Bij uitspraak van 6 september 2012 heeft de rechtbank het daartegen door de vreemdeling ingestelde beroep ongegrond verklaard. Deze uitspraak is aangehecht.
Tegen deze uitspraak heeft de vreemdeling hoger beroep ingesteld. Het hogerberoepschrift is aangehecht.
Vervolgens heeft de Afdeling partijen medegedeeld dat zij de behandeling van de zaak aanhoudt in afwachting van de beantwoording van aan het Hof van Justitie gestelde prejudiciële vragen.
Bij arrest van 12 maart 2014, C-456/12, O. en B., ECLI:EU:C:2014:135, (hierna: het arrest) heeft het Hof deze vragen beantwoord.
De Afdeling heeft de zaak ter zitting behandeld op 4 december 2014, waar de vreemdeling, vertegenwoordigd door mr. P.J. de Bruin, advocaat te Rotterdam, en de staatssecretaris, vertegenwoordigd door mr. C. Prins, werkzaam bij het Ministerie van Veiligheid en Justitie, zijn verschenen. De zaak is ter zitting tegelijkertijd behandeld met zaak nr. 201306220/1/V2.
Overwegingen
1. Onder de staatssecretaris wordt tevens verstaan: diens rechtsvoorgangers.
2. In de eerste grief klaagt de vreemdeling dat de rechtbank ten onrechte heeft overwogen dat de inzending van een groot aantal stukken kort voor de zitting in strijd met de goede procesorde is. Daartoe betoogt de vreemdeling dat hij de stukken op 16 augustus 2012 aangetekend heeft verzonden naar de rechtbank en dat hij er derhalve op mocht vertrouwen dat de stukken tijdig bij de rechtbank aanwezig zouden zijn.

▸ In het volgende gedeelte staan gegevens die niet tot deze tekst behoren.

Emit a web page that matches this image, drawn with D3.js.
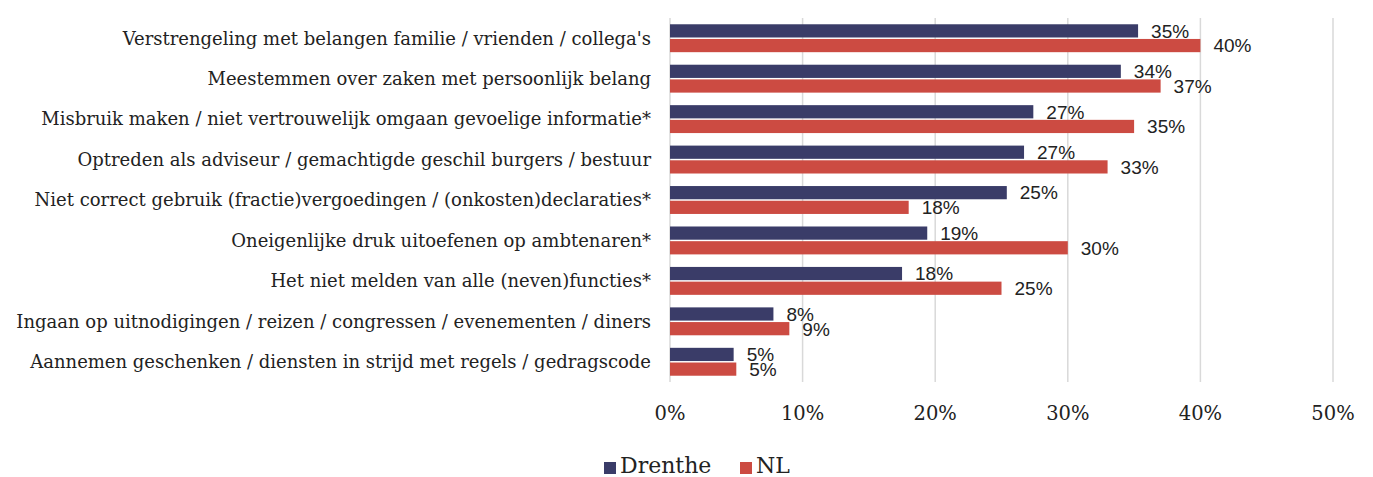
<!DOCTYPE html>
<html>
<head>
<meta charset="utf-8">
<script src="https://cdn.jsdelivr.net/npm/d3@7"></script>
<style>
  body { margin: 0; background: #fff; }
</style>
</head>
<body>
<svg id="chart" width="1373" height="477"></svg>
<script>
const categories = [
    "Verstrengeling met belangen familie / vrienden / collega's",
    "Meestemmen over zaken met persoonlijk belang",
    "Misbruik maken / niet vertrouwelijk omgaan gevoelige informatie*",
    "Optreden als adviseur / gemachtigde geschil burgers / bestuur",
    "Niet correct gebruik (fractie)vergoedingen / (onkosten)declaraties*",
    "Oneigenlijke druk uitoefenen op ambtenaren*",
    "Het niet melden van alle (neven)functies*",
    "Ingaan op uitnodigingen / reizen / congressen / evenementen / diners",
    "Aannemen geschenken / diensten in strijd met regels / gedragscode"
];
const drenthe = [35.3, 34.0, 27.4, 26.7, 25.4, 19.4, 17.5, 7.8, 4.8];
const nl = [40.0, 37.0, 35.0, 33.0, 18.0, 30.0, 25.0, 9.0, 5.0];
const drentheLabels = ["35%", "34%", "27%", "27%", "25%", "19%", "18%", "8%", "5%"];
const nlLabels = ["40%", "37%", "35%", "33%", "18%", "30%", "25%", "9%", "5%"];
const xTicks = [0, 10, 20, 30, 40, 50];
const seriesNames = ["Drenthe", "NL"];

const COLORS = {Drenthe: "#3a3c68", NL: "#cc4b42"};
const MARGIN = {top: 18, left: 670, right: 40, bottom: 95};
const WIDTH = 1373, HEIGHT = 477;
const SERIF = "'DejaVu Serif', 'Liberation Serif', serif";
const SANS = "'Liberation Sans', Arial, sans-serif";

const svg = d3.select('#chart');

const xScale = d3.scaleLinear()
    .domain([0, 50])
    .range([MARGIN.left, 1333]);

const yScale = d3.scaleBand()
    .domain(categories)
    .range([MARGIN.top, HEIGHT - MARGIN.bottom])
    .paddingInner(0.31)
    .paddingOuter(0.155);

const subScale = d3.scaleBand()
    .domain(seriesNames)
    .range([0, yScale.bandwidth()])
    .paddingInner(0.1);

// gridlines
svg.append('g')
    .selectAll('line')
    .data(xTicks)
    .join('line')
    .attr('x1', d => xScale(d))
    .attr('x2', d => xScale(d))
    .attr('y1', MARGIN.top)
    .attr('y2', HEIGHT - MARGIN.bottom)
    .attr('stroke', '#d9d9d9')
    .attr('stroke-width', 1.5);

// x tick labels
svg.append('g')
    .selectAll('text')
    .data(xTicks)
    .join('text')
    .attr('x', d => xScale(d))
    .attr('y', 420)
    .attr('text-anchor', 'middle')
    .attr('font-family', SERIF)
    .attr('font-size', 19.5)
    .attr('fill', '#222')
    .text(d => d + '%');

// category labels
svg.append('g')
    .selectAll('text')
    .data(categories)
    .join('text')
    .attr('x', 651)
    .attr('y', d => yScale(d) + yScale.bandwidth() / 2)
    .attr('dy', '0.35em')
    .attr('text-anchor', 'end')
    .attr('font-family', SERIF)
    .attr('font-size', 18)
    .attr('fill', '#222')
    .text(d => d);

// bars
const rows = categories.map((c, i) => ({
    cat: c,
    vals: [
        {series: "Drenthe", v: drenthe[i], label: drentheLabels[i]},
        {series: "NL", v: nl[i], label: nlLabels[i]}
    ]
}));

const groups = svg.append('g')
    .selectAll('g')
    .data(rows)
    .join('g')
    .attr('transform', d => `translate(0, ${yScale(d.cat)})`);

groups.selectAll('rect')
    .data(d => d.vals)
    .join('rect')
    .attr('x', xScale(0))
    .attr('y', d => subScale(d.series))
    .attr('width', d => xScale(d.v) - xScale(0))
    .attr('height', subScale.bandwidth())
    .attr('fill', d => COLORS[d.series]);

groups.selectAll('text')
    .data(d => d.vals)
    .join('text')
    .attr('x', d => xScale(d.v) + 13)
    .attr('y', d => subScale(d.series) + subScale.bandwidth() / 2)
    .attr('dy', '0.36em')
    .attr('font-family', SANS)
    .attr('font-size', 19)
    .attr('fill', '#222')
    .text(d => d.label);

// legend
const legend = svg.append('g');
const legendX = [604, 740];
seriesNames.forEach((s, i) => {
    legend.append('rect')
        .attr('x', legendX[i])
        .attr('y', 462)
        .attr('width', 12)
        .attr('height', 12)
        .attr('fill', COLORS[s]);
    legend.append('text')
        .attr('x', legendX[i] + 16)
        .attr('y', 473)
        .attr('font-family', SERIF)
        .attr('font-size', 22)
        .attr('fill', '#222')
        .text(s);
});
</script>
</body>
</html>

2.1. Ook na afloop van de beroepstermijn en indien die termijn is gegeven, na afloop van de termijn als bedoeld in artikel 6:6 van de Algemene wet bestuursrecht (hierna: de Awb), kunnen, gelet op artikel 8:58 van de Awb, nadere argumenten, nadere gegevens of nadere stukken, ter onderbouwing van een eerdere beroepsgrond worden ingediend, tenzij dat in strijd is met een goede procesorde. Dat is het geval, indien de nadere argumenten, nadere gegevens of nadere stukken verwijtbaar zodanig laat worden ingediend, dat de andere partijen worden belemmerd om daarop adequaat te reageren of de goede voortgang van de procedure daardoor anderszins wordt belemmerd.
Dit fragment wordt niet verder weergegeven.